The warning signs are already visible. Reporting has documented instances in which national security experts were excluded from conversations with foreign leaders while political advisers with little training were present. These advisers acted as gatekeepers, limiting expert input. When loyalty displaces competence, vulnerabilities emerge — unseen by the public but unmistakable to foreign leaders and adversaries.
The same pattern appears in public communication. Americans have watched leaders make claims about climate science, military operations, and foreign affairs that contradict the assessments of career professionals and scientists. Experts have publicly pushed back against statements that misrepresent complex realities. These moments feel dismissive — as though both their judgment and the expertise of those who serve are being set aside. These are not debates over perspective; they are disagreements rooted in elevated risk when empirical understanding is replaced with political convenience.
At a human level, the risk is clear. Everyone has encountered someone who pretends to be an expert. In ordinary life, it is uncomfortable; in government, it is dangerous. Every sector of American life depends on trained professionals — surgeons, engineers, scientists — whose work prevents risks we rarely see. Government is no different. The stakes are higher.
When leaders dismiss expertise and rely on improvisation, the risks fall not on politicians but on ordinary Americans — our families and our future. A nation cannot navigate danger without expertise at the helm.
My experience reinforces this. I spent my career as a generalist — capable across many areas but aware of my limits. Effective leadership requires recognizing those limits and relying on those with deeper expertise. Healthy institutions depend on leaders who surround themselves with capable professionals. Today, Americans see the opposite: turnover, conflict with experts, and appointments that prioritize loyalty over knowledge. The result is a government that feels unsteady — less able to meet crises.
If the problem is structural, the remedy must be as well. It is not partisan; it is constitutional. Americans can demand transparency about qualifications, support independent oversight, and expect the press to scrutinize qualifications and the confirmation process. But when leaders refuse to listen, citizens must act — through voting, peaceful protest, petitions, and civic engagement that places country above party. Congress must fulfill its duty: confirm qualified nominees, reject those without relevant experience, and exercise oversight.
Competence is a constitutional requirement. It is the minimum the American people deserve.
Americans need experts.

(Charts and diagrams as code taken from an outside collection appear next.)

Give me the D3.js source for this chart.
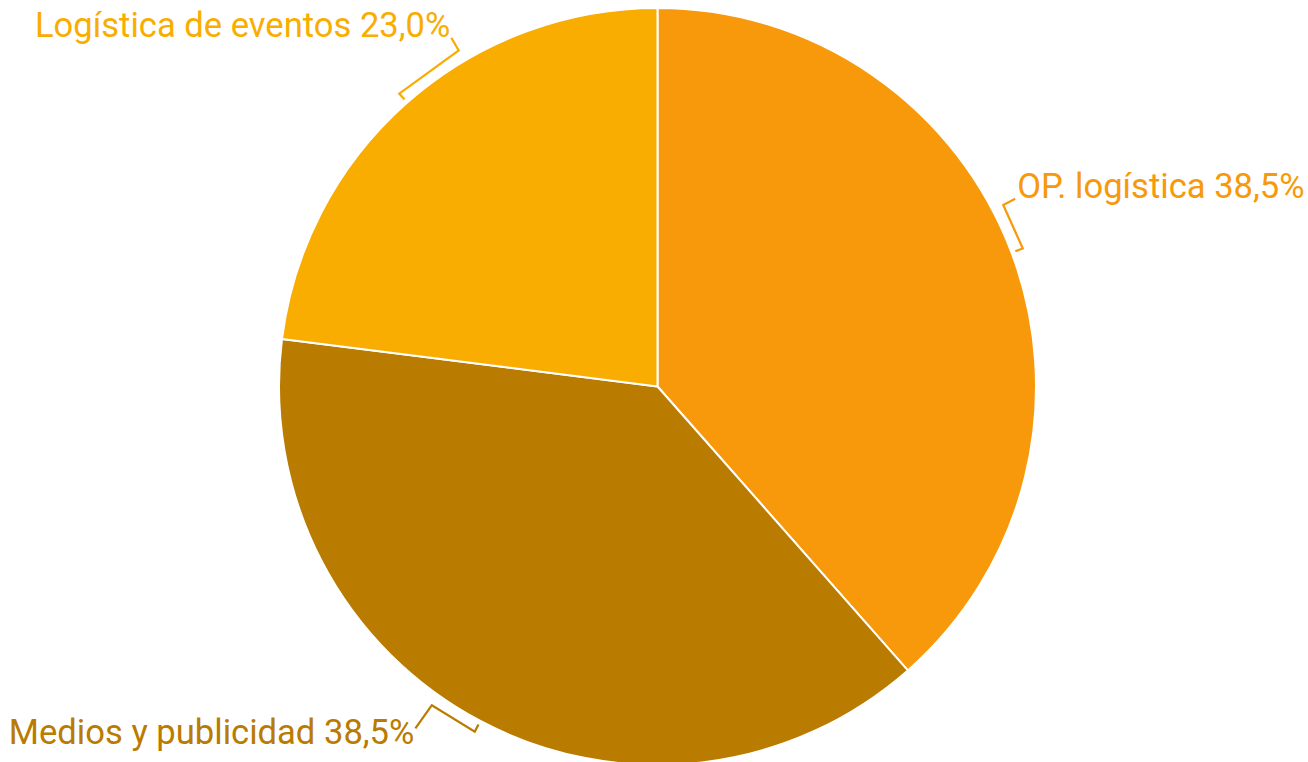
<!DOCTYPE html>
<html><head><meta charset="utf-8">
<script src="https://cdn.jsdelivr.net/npm/d3@7"></script>
<style>html,body{margin:0;padding:0;background:#fff;overflow:hidden}</style>
</head><body>
<svg id="chart" width="1308" height="762"></svg>
<script>
const categories = ["OP. logística", "Medios y publicidad", "Logística de eventos"];
const values = [38.5, 38.5, 23.0];
const colors = ["#F7990A", "#B97B00", "#F9AD00"];
// leader layout (degrees offset from slice mid angle, radius of label anchor)
const leaderOffsetDeg = [-7, 7.4, 10.8];
const labelRadius = [404, 419, 405];
const labelAnchor = ["start", "end", "end"];
const labelDy = [-1, 16, -1];

const svg = d3.select("#chart");
const cx = 657.5, cy = 386.5, R = 378.5;
const g = svg.append("g").attr("transform", `translate(${cx},${cy})`);

const data = categories.map((c, i) => ({cat: c, value: values[i], color: colors[i], i}));
const pie = d3.pie().value(d => d.value).sort(null);
const arcs = pie(data);
const arc = d3.arc().innerRadius(0).outerRadius(R);

g.selectAll("path.slice").data(arcs).enter().append("path")
  .attr("class", "slice")
  .attr("d", arc)
  .attr("fill", d => d.data.color)
  .attr("stroke", "#fff")
  .attr("stroke-width", 2)
  .attr("stroke-linejoin", "round");

const pt = (a, r) => [r * Math.sin(a), -r * Math.cos(a)];
const fmt = v => v.toFixed(1).replace(".", ",") + "%";

arcs.forEach((d, k) => {
  const mid = (d.startAngle + d.endAngle) / 2;
  const a2 = mid + leaderOffsetDeg[k] * Math.PI / 180;
  const p0 = pt(mid, R + 4);
  const p1 = pt(mid, R + 12);
  const p2 = pt(a2, R + 12);
  const p3 = pt(a2, labelRadius[k]);
  g.append("path")
    .attr("d", d3.line()([p0, p1, p2, p3]))
    .attr("fill", "none")
    .attr("stroke", d.data.color)
    .attr("stroke-width", 2.2);
  g.append("text")
    .attr("x", p3[0] + (labelAnchor[k] === "start" ? 2 : -1))
    .attr("y", p3[1] + labelDy[k])
    .attr("text-anchor", labelAnchor[k])
    .attr("font-family", "Roboto, sans-serif")
    .attr("font-size", 34.6)
    .attr("fill", d.data.color)
    .text(`${d.data.cat} ${fmt(d.data.value)}`);
});
</script>
</body></html>
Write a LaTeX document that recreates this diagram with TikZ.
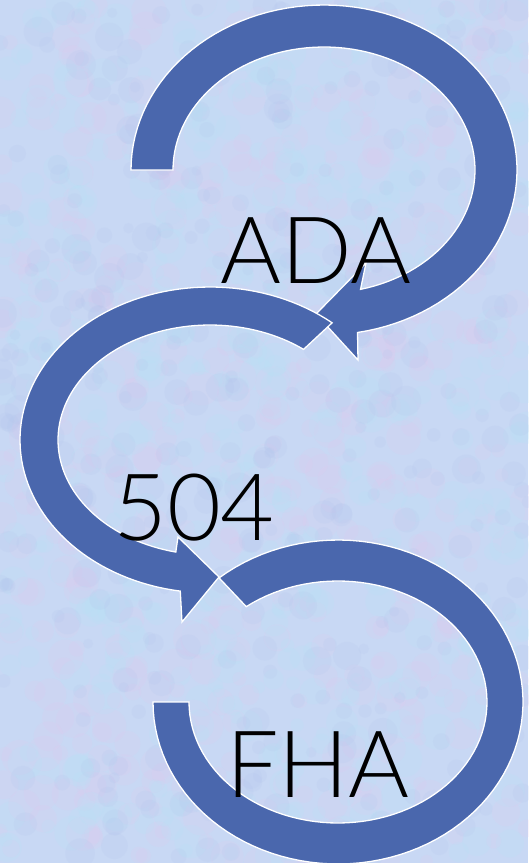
\documentclass[tikz,border=0pt]{standalone}
\usepackage{fontspec}
\setmainfont{Lato Light}
\begin{document}
\begin{tikzpicture}[x=1pt,y=-1pt]
\definecolor{bgbase}{RGB}{200,216,244}
\definecolor{blobpink}{RGB}{226,200,238}
\definecolor{blobcyan}{RGB}{182,228,248}
\definecolor{blobblue}{RGB}{176,194,236}
\definecolor{arrowblue}{RGB}{74,103,173}
\tikzset{
  arcshape/.style={fill=arrowblue,draw=white,line width=1.3pt,line join=miter},
  label/.style={font=\fontsize{93}{100}\selectfont,text=black,inner sep=0pt,anchor=base}
}
\useasboundingbox (0,0) rectangle (528,863);
\fill[bgbase] (0,0) rectangle (528,863);
\pgfmathsetseed{7}
\foreach \i in {1,...,500}{
  \pgfmathsetmacro\bx{rnd*528}\pgfmathsetmacro\by{rnd*863}\pgfmathsetmacro\br{6+rnd*12}
  \fill[blobpink,opacity=.18] (\bx,\by) circle[radius=\br];
}
\foreach \i in {1,...,500}{
  \pgfmathsetmacro\bx{rnd*528}\pgfmathsetmacro\by{rnd*863}\pgfmathsetmacro\br{6+rnd*12}
  \fill[blobcyan,opacity=.18] (\bx,\by) circle[radius=\br];
}
\foreach \i in {1,...,400}{
  \pgfmathsetmacro\bx{rnd*528}\pgfmathsetmacro\by{rnd*863}\pgfmathsetmacro\br{5+rnd*10}
  \fill[blobblue,opacity=.15] (\bx,\by) circle[radius=\br];
}
% arrow 1 (top)
\filldraw[arcshape]
  plot[domain=180:440,samples=90,variable=\t] ({324+193*cos(\t)},{170+165*sin(\t)})
  -- (358,360) -- (316,314) -- (366,263)
  -- plot[domain=436:180,samples=90,variable=\t] ({324+151*cos(\t)},{170+123*sin(\t)})
  -- cycle;
% arrow 2 (middle)
\filldraw[arcshape]
  plot[domain=-50:-261,samples=90,variable=\t] ({210+190*cos(\t)},{440+153*sin(\t)})
  -- (182,622) -- (219,577) -- (178,537)
  -- plot[domain=-257:-52,samples=90,variable=\t] ({210+152*cos(\t)},{440+115*sin(\t)})
  -- cycle;
% arrow 3 (bottom)
\filldraw[arcshape]
  plot[domain=230:540,samples=100,variable=\t] ({338+185*cos(\t)},{702+162*sin(\t)})
  -- plot[domain=540:232,samples=100,variable=\t] ({338+149*cos(\t)},{702+121*sin(\t)})
  -- cycle;
\node[label] (ada) at (316,283) {ADA};
\node[label] (n504) at (194,540) {504};
\node[label] (fha) at (318,797) {FHA};
\end{tikzpicture}
\end{document}
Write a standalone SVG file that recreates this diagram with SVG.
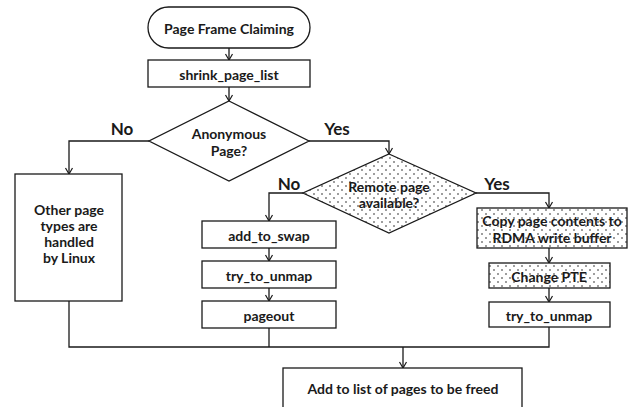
<svg xmlns="http://www.w3.org/2000/svg" width="636" height="407" viewBox="0 0 636 407">
<style>
.box{fill:#fff;stroke:#1a1a1a;stroke-width:1.3}
.dot{fill:url(#dots);stroke:#1a1a1a;stroke-width:1.3}
.t{font-family:Lato,"Open Sans","Liberation Sans",sans-serif;font-weight:bold;font-size:14px;fill:#1a1a1a;text-anchor:middle;dominant-baseline:central}
.lab{font-family:Lato,"Open Sans","Liberation Sans",sans-serif;font-weight:bold;font-size:17px;fill:#1a1a1a;text-anchor:middle;dominant-baseline:central}
.c{fill:none;stroke:#1a1a1a;stroke-width:1.3}
</style>
<defs>
<pattern id="dots" width="8" height="8" patternUnits="userSpaceOnUse">
<rect width="8" height="8" fill="#fff"/>
<circle cx="2" cy="2" r="0.8" fill="#222"/>
<circle cx="6" cy="6" r="0.8" fill="#222"/>
</pattern>
<marker id="arr" markerWidth="10" markerHeight="10" refX="9" refY="5" orient="auto" markerUnits="userSpaceOnUse">
<polyline points="3,1.5 9,5 3,8.5" fill="none" stroke="#1a1a1a" stroke-width="1.2"/>
</marker>
</defs>
<rect width="636" height="407" fill="#fff"/>
<g id="connectors">
<line class="c" x1="229" y1="48" x2="229" y2="60" marker-end="url(#arr)"/>
<line class="c" x1="229" y1="87" x2="229" y2="101" marker-end="url(#arr)"/>
<polyline class="c" points="149,141 69,141 69,174" marker-end="url(#arr)"/>
<polyline class="c" points="309,141 389,141 389,154" marker-end="url(#arr)"/>
<polyline class="c" points="303,193 269,193 269,221" marker-end="url(#arr)"/>
<polyline class="c" points="476,193 549,193 549,208" marker-end="url(#arr)"/>
<line class="c" x1="269" y1="248" x2="269" y2="261" marker-end="url(#arr)"/>
<line class="c" x1="269" y1="288" x2="269" y2="301" marker-end="url(#arr)"/>
<line class="c" x1="549" y1="248" x2="549" y2="263" marker-end="url(#arr)"/>
<line class="c" x1="549" y1="288" x2="549" y2="302" marker-end="url(#arr)"/>
<polyline class="c" points="69,301 69,347 549,347 549,327"/>
<line class="c" x1="269" y1="328" x2="269" y2="347"/>
<line class="c" x1="403" y1="347" x2="403" y2="368" marker-end="url(#arr)"/>
<text class="lab" x="122" y="128">No</text>
<text class="lab" x="337" y="128">Yes</text>
<text class="lab" x="289" y="183">No</text>
<text class="lab" x="497" y="183">Yes</text>
</g>
<g id="start">
<rect class="box" x="148" y="7" width="162" height="41" rx="20.5"/>
<text class="t" x="229" y="28">Page Frame Claiming</text>
</g>
<g id="shrink">
<rect class="box" x="148" y="60" width="162" height="27"/>
<text class="t" x="229" y="74">shrink_page_list</text>
</g>
<g id="anon">
<polygon class="box" points="229,101 309,141 229,181 149,141"/>
<text class="t" x="229" y="133">Anonymous</text>
<text class="t" x="229" y="150">Page?</text>
</g>
<g id="other">
<rect class="box" x="15" y="174" width="107" height="127"/>
<text class="t" x="69" y="209">Other page</text>
<text class="t" x="69" y="225">types are</text>
<text class="t" x="69" y="241">handled</text>
<text class="t" x="69" y="257">by Linux</text>
</g>
<g id="remote">
<polygon class="dot" points="389,154 476,193 389,233 303,193"/>
<text class="t" x="389" y="186">Remote page</text>
<text class="t" x="389" y="202">available?</text>
</g>
<g id="addswap">
<rect class="box" x="202" y="221" width="134" height="27"/>
<text class="t" x="269" y="235">add_to_swap</text>
</g>
<g id="unmap1">
<rect class="box" x="202" y="261" width="134" height="27"/>
<text class="t" x="269" y="275">try_to_unmap</text>
</g>
<g id="pageout">
<rect class="box" x="202" y="301" width="134" height="27"/>
<text class="t" x="269" y="315">pageout</text>
</g>
<g id="copy">
<rect class="dot" x="477" y="208" width="150" height="40"/>
<text class="t" x="552" y="220">Copy page contents to</text>
<text class="t" x="552" y="237">RDMA write buffer</text>
</g>
<g id="pte">
<rect class="dot" x="489" y="263" width="121" height="25"/>
<text class="t" x="549" y="276">Change PTE</text>
</g>
<g id="unmap2">
<rect class="box" x="489" y="302" width="121" height="25"/>
<text class="t" x="549" y="315">try_to_unmap</text>
</g>
<g id="free">
<rect class="box" x="283" y="368" width="239" height="50"/>
<text class="t" x="403" y="388">Add to list of pages to be freed</text>
</g>
</svg>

The country cannot function without trained professionals guiding national security, public health, science, and diplomacy. It cannot protect its people when expertise is dismissed, and it cannot endure if competence is treated as optional. To neglect expertise in the highest offices is to gamble with public safety. Republics do not fall from force alone, but from folly.
Competence is not a luxury. It is the minimum the American people deserve.
Carolyn Goode is a retired educational leader and advocate for ethical leadership, government accountability, and civic renewal. She writes about democratic resilience, institutional responsibility, and the conditions that support sustained civic engagement.